The case is the Supreme Court’s first ruling on abortion since Associate Justice Amy Coney Barrett joined the court, the New York Times reported, and the three liberal justices dissented. (RELATED: World Health Organization: Abortion Is ‘Essential’ During Coronavirus Pandemic)

“The question before us is not whether the requirements for dispensing mifepristone impose an undue burden on a woman’s right to an abortion as a general matter,” Chief Justice Roberts wrote in the unsigned ruling. “The question is instead whether the District Court properly ordered the Food and Drug Administration to lift those established requirements because of the court’s own evaluation of the impact of the COVID–19 pandemic.”

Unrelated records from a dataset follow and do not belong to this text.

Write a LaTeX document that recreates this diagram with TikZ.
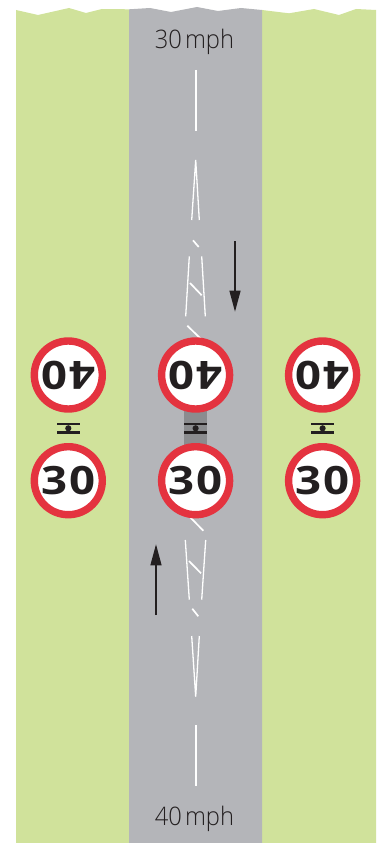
\documentclass[tikz,border=0pt]{standalone}
\usepackage{fontspec}
\setmainfont{Open Sans Light}[FakeStretch=0.93]
\newfontfamily\signfont{Open Sans Bold}[FakeStretch=1.17]
\usetikzlibrary{arrows.meta}
\definecolor{verge}{HTML}{D0E29B}
\definecolor{tarmac}{HTML}{B4B5B9}
\definecolor{refuge}{HTML}{8B8C8F}
\definecolor{signred}{HTML}{E4333F}
\definecolor{inkblack}{HTML}{231F20}
\tikzset{
  % --- road markings ---------------------------------------------------------
  centre/.style={white,line width=1.6pt},
  taper/.style={white,line width=1.3pt},
  hatch/.style={white,line width=1.7pt},
  flow/.style={-{Triangle[length=21pt,width=11pt]},inkblack,line width=1.2pt},
  % --- signs -----------------------------------------------------------------
  sign/.style={circle,draw=signred,fill=white,line width=7.4pt,minimum size=68pt,
               inner sep=0pt,text=inkblack,font=\signfont\fontsize{39}{39}\selectfont},
  signup/.style={sign,rotate=180},
  symbar/.style={inkblack,line width=2.4pt},
  symstem/.style={inkblack,line width=1pt},
  symdot/.style={circle,fill=inkblack,inner sep=0pt,minimum size=6.2pt},
  speed/.style={anchor=base,text=inkblack,inner sep=0pt,font=\fontsize{25.5}{26}\selectfont},
}
\begin{document}
\begin{tikzpicture}[x=1pt, y=-1pt]
  \useasboundingbox (0,0) rectangle (376,843);
  % verges and carriageway
  \fill[verge] (16,10) -- (38,15) -- (69,8) -- (86,13) -- (102,9) -- (129,9.3)
    -- (129,843) -- (16,843) -- cycle;
  \fill[verge] (262,10) -- (289,13.3) -- (314,9) -- (339,15) -- (356,9) -- (376,10)
    -- (376,843) -- (262,843) -- cycle;
  \fill[tarmac] (129,9.3) -- (150,8) -- (171,12) -- (197,7) -- (218,11) -- (241,8)
    -- (262,10) -- (262,843) -- (129,843) -- cycle;
  \fill[refuge] (184.3,400) rectangle (207,452);

  \node[speed] (top) at (194.5,48.2) {30\kern3pt mph};
  \node[speed] (bot) at (194.5,825.2) {40\kern3pt mph};

  % markings, 30 side
  \draw[centre] (196,70) -- (196,130.6);
  \draw[taper] (191.7,220) -- (195.7,160) -- (199.3,220);
  \draw[hatch] (193,240.3) -- (198.7,247);
  \draw[taper] (189.3,256.3) -- (185.7,316.3);
  \draw[taper] (201.7,256.3) -- (205.3,316.3);
  \draw[hatch] (190,283) -- (201.7,295.3);
  \draw[hatch] (187.3,325.7) -- (202,340);

  % markings, 40 side
  \draw[hatch] (189,516) -- (203.3,530.7);
  \draw[taper] (185.3,540) -- (189.3,599.7);
  \draw[taper] (205.7,540) -- (201.7,599.7);
  \draw[hatch] (189,561) -- (201,573.3);
  \draw[hatch] (192.3,608.7) -- (198.3,616.3);
  \draw[taper] (191.7,636) -- (195.7,696.7) -- (199.3,636);
  \draw[centre] (196,725) -- (196,786);

  % traffic direction
  \coordinate (dn1) at (235,241.3);
  \coordinate (dn2) at (235,311.7);
  \coordinate (up1) at (156,615);
  \coordinate (up2) at (156,544.3);
  \draw[flow] (dn1) -- (dn2);
  \draw[flow] (up1) -- (up2);

  % signs
  \node[signup] (l40) at (68.3,375)  {4\kern2pt 0};
  \node[sign]   (l30) at (68.3,480.7) {3\kern2pt 0};
  \node[signup] (c40) at (195.6,375) {4\kern2pt 0};
  \node[sign]   (c30) at (195.6,480.7) {3\kern2pt 0};
  \node[signup] (r40) at (322.6,375) {4\kern2pt 0};
  \node[sign]   (r30) at (322.6,480.7) {3\kern2pt 0};

  % dual carriageway symbols
  \node[symdot] (ld) at (68.3,428.3) {};
  \draw[symbar] (57,424) -- (80,424); \draw[symbar] (57,432.6) -- (80,432.6);
  \draw[symstem] (68.3,424) -- (ld) -- (68.3,432.6);
  \node[symdot] (cd) at (195.6,428.3) {};
  \draw[symbar] (184.3,424) -- (207,424); \draw[symbar] (184.3,432.6) -- (207,432.6);
  \draw[symstem] (195.6,424) -- (cd) -- (195.6,432.6);
  \node[symdot] (rd) at (322.6,428.3) {};
  \draw[symbar] (311.3,424) -- (334,424); \draw[symbar] (311.3,432.6) -- (334,432.6);
  \draw[symstem] (322.6,424) -- (rd) -- (322.6,432.6);
\end{tikzpicture}
\end{document}
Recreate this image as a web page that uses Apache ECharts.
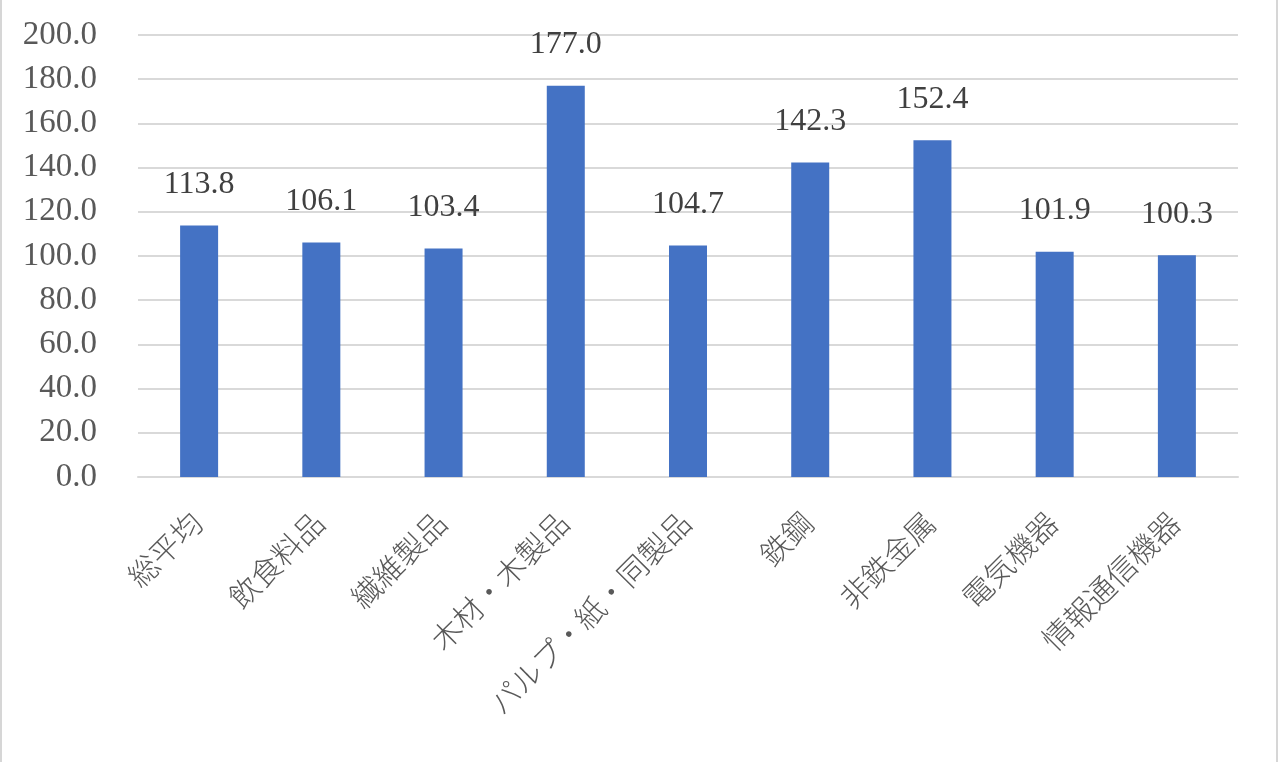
<!DOCTYPE html>
<html>
<head>
<meta charset="utf-8">
<script src="https://cdn.jsdelivr.net/npm/echarts@6/dist/echarts.min.js"></script>
<style>
  html, body { margin: 0; padding: 0; background: #fff; }
  #frame { position: absolute; left: 0; top: 0; width: 1274px; height: 762px;
           border-left: 2px solid #d6d6d6; border-right: 2px solid #d6d6d6; }
  #main { position: absolute; left: -2px; top: 0; width: 1280px; height: 762px; }
</style>
</head>
<body>
<div id="frame"></div>
<div id="main"></div>
<script>
// 業種別の指数
const categories = ['総平均', '飲食料品', '繊維製品', '木材・木製品', 'パルプ・紙・同製品', '鉄鋼', '非鉄金属', '電気機器', '情報通信機器'];
const values = [113.8, 106.1, 103.4, 177.0, 104.7, 142.3, 152.4, 101.9, 100.3];
const yTicks = [0, 20, 40, 60, 80, 100, 120, 140, 160, 180, 200];

const font = '"Liberation Serif", "Noto Sans CJK JP", serif';
const textColor = '#595959';

const chart = echarts.init(document.getElementById('main'));
chart.setOption({
  animation: false,
  grid: { left: 140, right: 40, top: 35, bottom: 285, containLabel: false, outerBoundsMode: 'none' },
  xAxis: {
    type: 'category',
    data: categories,
    axisTick: { show: false },
    axisLine: { lineStyle: { color: '#d9d9d9', width: 2 } },
    axisLabel: { rotate: 45, margin: 43, color: textColor, fontSize: 30, fontWeight: 300,
                 fontFamily: font, interval: 0 }
  },
  yAxis: {
    type: 'value',
    min: yTicks[0],
    max: yTicks[yTicks.length - 1],
    interval: yTicks[1] - yTicks[0],
    axisLine: { show: false },
    axisTick: { show: false },
    splitLine: { lineStyle: { color: '#d9d9d9', width: 2 } },
    axisLabel: { margin: 41, color: textColor, fontSize: 33, fontFamily: font,
                 formatter: v => v.toFixed(1) }
  },
  series: [{
    type: 'bar',
    data: values,
    barWidth: 38,
    itemStyle: { color: '#4472C4' },
    label: { show: true, position: 'top', distance: 25, color: '#404040', fontSize: 32,
             fontFamily: font, formatter: p => p.value.toFixed(1) }
  }]
});
</script>
</body>
</html>
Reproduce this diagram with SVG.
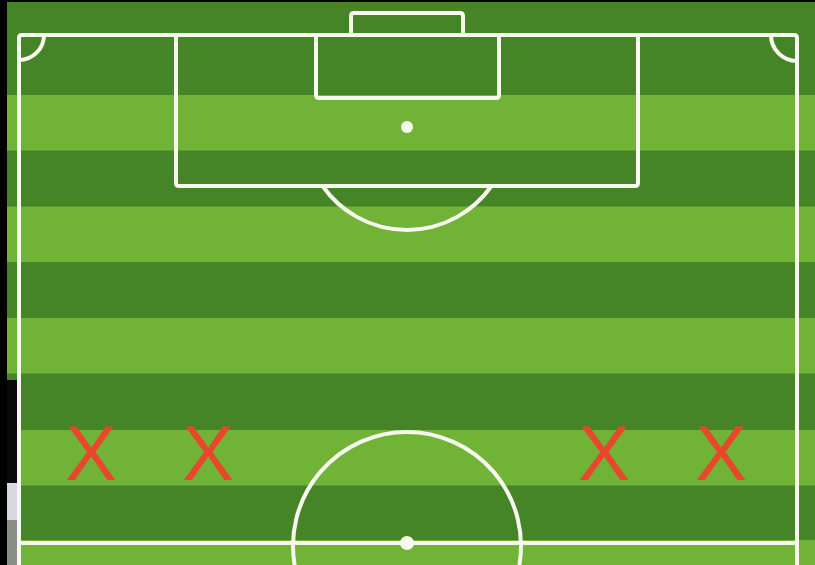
<svg xmlns="http://www.w3.org/2000/svg" width="815" height="565" viewBox="0 0 815 565">
  <style>
    .dark { fill: #468527; }
    .light { fill: #70b337; }
    .line { fill: none; stroke: #f7f9ef; stroke-width: 4; stroke-linejoin: round; }
    .spot { fill: #f7f9ef; }
    .x { font-family: "Liberation Sans", Arial, sans-serif; font-size: 78px; fill: #e9472b; text-anchor: middle; }
  </style>
  <rect x="0" y="0" width="815" height="565" class="dark"/>
  <g id="stripes">
    <rect x="0" y="95" width="815" height="55.5" class="light"/>
    <rect x="0" y="206.5" width="815" height="55.5" class="light"/>
    <rect x="0" y="318" width="815" height="55.5" class="light"/>
    <rect x="0" y="430" width="815" height="55.5" class="light"/>
    <rect x="0" y="540" width="815" height="25" class="light"/>
  </g>
  <g id="frame">
    <rect x="0" y="0" width="815" height="2" fill="#000"/>
    <rect x="0" y="0" width="7" height="565" fill="#000"/>
    <rect x="7" y="380" width="10" height="103" fill="#0a0a0a"/>
    <rect x="7" y="483" width="10" height="37" fill="#d8d8e0"/>
    <rect x="7" y="520" width="10" height="45" fill="#8a8f86"/>
  </g>
  <g id="pitch">
    <path class="line" d="M19,565 V38 Q19,35 22,35 H794 Q797,35 797,38 V565"/>
    <line class="line" x1="19" y1="543" x2="797" y2="543"/>
    <path class="line" d="M19,60 A25,25 0 0 0 44,35"/>
    <path class="line" d="M771,35 A26,26 0 0 0 797,61"/>
  </g>
  <g id="goal">
    <path class="line" d="M351,35 V16 Q351,13 354,13 H460 Q463,13 463,16 V35"/>
  </g>
  <g id="six-yard-box">
    <path class="line" d="M316,35 V95 Q316,98 319,98 H496 Q499,98 499,95 V35"/>
  </g>
  <g id="penalty-box">
    <path class="line" d="M176,35 V183 Q176,186 179,186 H635 Q638,186 638,183 V35"/>
    <circle class="spot" cx="407" cy="127" r="6"/>
    <path class="line" d="M322.6,186 A103,103 0 0 0 491.4,186"/>
  </g>
  <g id="centre-circle">
    <path class="line" d="M294.6,565 A114,114 0 1 1 519.4,565"/>
    <circle class="spot" cx="407" cy="543" r="7"/>
  </g>
  <g id="players">
    <text class="x" x="91" y="480">X</text>
    <text class="x" x="208" y="480">X</text>
    <text class="x" x="604" y="480">X</text>
    <text class="x" x="721" y="480">X</text>
  </g>
</svg>
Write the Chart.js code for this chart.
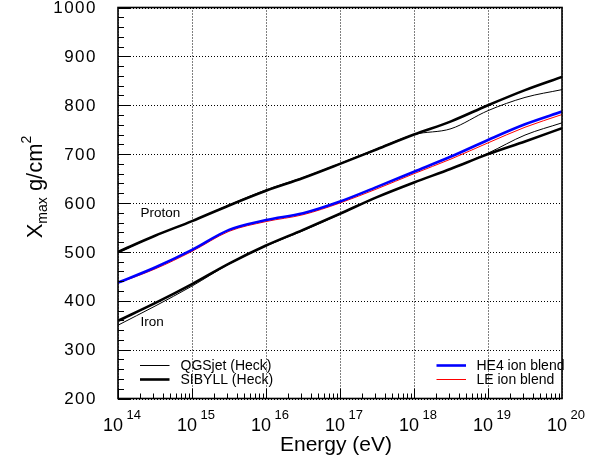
<!DOCTYPE html>
<html><head><meta charset="utf-8">
<script src="https://cdn.jsdelivr.net/npm/chart.js@4/dist/chart.umd.min.js"></script>
<style>html,body{margin:0;padding:0;background:#fff}#wrap{width:608px;height:457px;position:relative}</style>
</head><body><div id="wrap"><canvas id="c" width="608" height="457"></canvas></div>
<script>
// ---- data (log10 of energy in eV -> energy) ----
const logEnergy = [14, 14.5, 15, 15.5, 16, 16.5, 17, 17.5, 18, 18.5, 19, 19.5, 20];
const protonQGSjet = [498, 533, 563, 596, 627, 652, 681, 711, 740, 752, 789, 816, 832];
const protonSIBYLL = [500, 533, 563, 595, 625, 651, 680, 710, 740, 767, 800, 831, 858];
const ironQGSjet   = [350, 389, 430, 475, 512, 543, 577, 612, 642, 670, 702, 739, 764];
const ironSIBYLL   = [359, 395, 434, 476, 513, 545, 578, 612, 642, 670, 700, 726, 753];
const he4Blend     = [437, 468, 504, 545, 565, 579, 603, 633, 664, 695, 729, 761, 787];
const leBlend      = [436, 465, 501, 542, 562, 576, 600, 629, 660, 690, 723, 755, 781];
const xTickExponents = ['14', '15', '16', '17', '18', '19', '20'];
const yTickLabels = ['200', '300', '400', '500', '600', '700', '800', '900', '1000'];
const legendLeft = ['QGSjet (Heck)', 'SIBYLL (Heck)'];
const legendRight = ['HE4 ion blend', 'LE ion blend'];
const curveLabels = ['Proton', 'Iron'];

const energies = logEnergy.map(l => Math.pow(10, l));
const pts = arr => arr.map((v, i) => ({x: energies[i], y: v}));
const FONT = '"Liberation Sans", Arial, Helvetica, sans-serif';

function mk(data, color, w) {
  return {data: pts(data), borderColor: color, backgroundColor: color, borderWidth: w,
    pointRadius: 0, fill: false, cubicInterpolationMode: 'monotone', tension: 0.4};
}

const gridPlugin = {
  id: 'gridPlugin',
  beforeDatasetsDraw(chart) {
    const {ctx, chartArea: a, scales: {x, y}} = chart;
    ctx.save();
    ctx.strokeStyle = '#000';
    ctx.lineWidth = 1;
    ctx.setLineDash([1, 2]);
    xTickExponents.forEach(e => {
      const px = Math.round(x.getPixelForValue(Math.pow(10, +e))) + 0.5;
      ctx.beginPath(); ctx.moveTo(px, a.top); ctx.lineTo(px, a.bottom); ctx.stroke();
    });
    yTickLabels.forEach(t => {
      const py = Math.round(y.getPixelForValue(+t)) + 0.5;
      ctx.beginPath(); ctx.moveTo(a.left, py); ctx.lineTo(a.right, py); ctx.stroke();
    });
    ctx.restore();
  }
};

const overlay = {
  id: 'overlay',
  afterDraw(chart) {
    const {ctx, chartArea: a, scales: {x, y}} = chart;
    ctx.save();
    ctx.setLineDash([]);
    ctx.strokeStyle = '#000';
    const line = (x1, y1, x2, y2, w) => {ctx.lineWidth = w; ctx.beginPath(); ctx.moveTo(x1, y1); ctx.lineTo(x2, y2); ctx.stroke();};
    // frame
    ctx.lineWidth = 1.6;
    ctx.strokeRect(a.left, a.top, a.right - a.left, a.bottom - a.top);
    // y ticks
    for (let v = 200; v <= 1000; v += 20) {
      const py = Math.round(y.getPixelForValue(v)) + 0.5;
      line(a.left, py, a.left + (v % 100 === 0 ? 12 : 6), py, 1);
    }
    // x ticks
    xTickExponents.forEach((e, i) => {
      if (i === xTickExponents.length - 1) return;
      for (let m = 1; m <= 9; m++) {
        const px = Math.round(x.getPixelForValue(m * Math.pow(10, +e))) + 0.5;
        line(px, a.bottom, px, a.bottom - (m === 1 ? 10 : 5), 1);
      }
    });
    // y tick labels
    ctx.fillStyle = '#000';
    ctx.font = '17px ' + FONT;
    ctx.textAlign = 'right'; ctx.textBaseline = 'middle';
    try { ctx.letterSpacing = '1.5px'; } catch (e) {}
    yTickLabels.forEach(t => {
      ctx.fillText(t, a.left - 21, y.getPixelForValue(+t) + 1);
    });
    try { ctx.letterSpacing = '0px'; } catch (e) {}
    // x tick labels 10^n
    ctx.textAlign = 'left'; ctx.textBaseline = 'alphabetic';
    xTickExponents.forEach(e => {
      const px = x.getPixelForValue(Math.pow(10, +e));
      ctx.font = '18px ' + FONT;
      const w10 = ctx.measureText('10').width;
      const sx = px - 15;
      ctx.fillText('10', sx, a.bottom + 32.5);
      ctx.font = '13px ' + FONT;
      ctx.fillText(e, sx + w10 + 3.5, a.bottom + 20.5);
    });
    // axis titles
    ctx.font = '21px ' + FONT;
    ctx.textAlign = 'center';
    ctx.fillText('Energy (eV)', (a.left + a.right) / 2 - 4, a.bottom + 52);
    // y title rotated
    ctx.save();
    ctx.translate(42, 187);
    ctx.rotate(-Math.PI / 2);
    ctx.textAlign = 'left';
    const big = '22px ' + FONT, sub = '14px ' + FONT;
    ctx.font = big; const wX = ctx.measureText('X').width;
    ctx.font = sub; const wM = ctx.measureText('max').width;
    ctx.font = big; const wG = ctx.measureText(' g/cm').width;
    ctx.font = sub; const w2 = ctx.measureText('2').width;
    let cx = -(wX + wM + wG + w2) / 2;
    ctx.font = big; ctx.fillText('X', cx, 0); cx += wX;
    ctx.font = sub; ctx.fillText('max', cx, 5); cx += wM;
    ctx.font = big; ctx.fillText(' g/cm', cx, 0); cx += wG;
    ctx.font = sub; ctx.fillText('2', cx, -11);
    ctx.restore();
    // curve labels
    ctx.font = '13.5px ' + FONT;
    ctx.textAlign = 'left'; ctx.textBaseline = 'middle';
    ctx.fillText(curveLabels[0], a.left + 22.5, 213.5);
    ctx.fillText(curveLabels[1], a.left + 22.5, 322);
    // legends
    const ds = chart.data.datasets;
    ctx.font = '14px ' + FONT;
    const rows = [365.5, 379.5];
    [[legendLeft, [ds[0], ds[1]], a.left + 22, a.left + 62.5], [legendRight, [ds[4], ds[5]], a.left + 318.5, a.left + 358.5]].forEach(([labels, sets, lx, tx]) => {
      labels.forEach((t, i) => {
        ctx.strokeStyle = sets[i].borderColor;
        line(lx, rows[i], lx + 29.5, rows[i], sets[i].borderWidth);
        ctx.fillStyle = '#000';
        ctx.fillText(t, tx, rows[i] + 0.5);
      });
    });
    ctx.restore();
  }
};

new Chart(document.getElementById('c'), {
  type: 'line',
  data: {
    datasets: [
      mk(protonQGSjet, '#000000', 1),
      mk(protonSIBYLL, '#000000', 2.6),
      mk(ironQGSjet, '#000000', 1),
      mk(ironSIBYLL, '#000000', 2.6),
      mk(he4Blend, '#0000ff', 2.6),
      mk(leBlend, '#ff0000', 1)
    ]
  },
  options: {
    responsive: false, animation: false, events: [],
    layout: {padding: {left: 118, right: 46, top: 7.5, bottom: 58.5}},
    plugins: {legend: {display: false}, tooltip: {enabled: false}},
    scales: {
      x: {
        type: 'logarithmic', min: 1e14, max: 1e20,
        afterBuildTicks: s => { s.ticks = xTickExponents.map(e => ({value: Math.pow(10, +e)})); },
        ticks: {display: false},
        grid: {display: false, drawTicks: false, tickLength: 0},
        border: {display: false}
      },
      y: {
        type: 'linear', min: 200, max: 1000,
        afterBuildTicks: s => { s.ticks = yTickLabels.map(t => ({value: +t})); },
        ticks: {display: false},
        grid: {display: false, drawTicks: false, tickLength: 0},
        border: {display: false}
      }
    }
  },
  plugins: [gridPlugin, overlay]
});
</script></body></html>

“Here as in related contexts concerning government responses to the pandemic, my view is that courts owe significant deference to the politically accountable entities with the ‘background, competence, and expertise to assess public health,'” he continued. “In light of those considerations, I do not see a sufficient basis here for the District Court to compel the FDA to alter the regimen for medical abortion.” (RELATED: Abortion Advocates Call On FDA To Remove Restrictions On Abortion Drugs Over Coronavirus Crisis, Push Abortion Telemedicine)

The ruling comes after both pro-life supporters and pro-choice advocates fought over abortion access for months during the pandemic: pro-lifers lobbied for governors to ban abortions as medically unnecessary procedures, while pro-abortion advocates called for continued and increased abortion access despite the pandemic.

“This country’s laws have long singled out abortions for more onerous treatment than other medical procedures that carry similar or greater risks,” Justice Sonia Sotomayor, joined by Justice Elena Kagan, wrote in her dissent, the Times reported.

“Like many of those laws, maintaining the F.D.A.’s in-person requirements” for picking up the drug “during the pandemic not only treats abortion exceptionally, it imposes an unnecessary, irrational and unjustifiable undue burden on women seeking to exercise their right to choose.”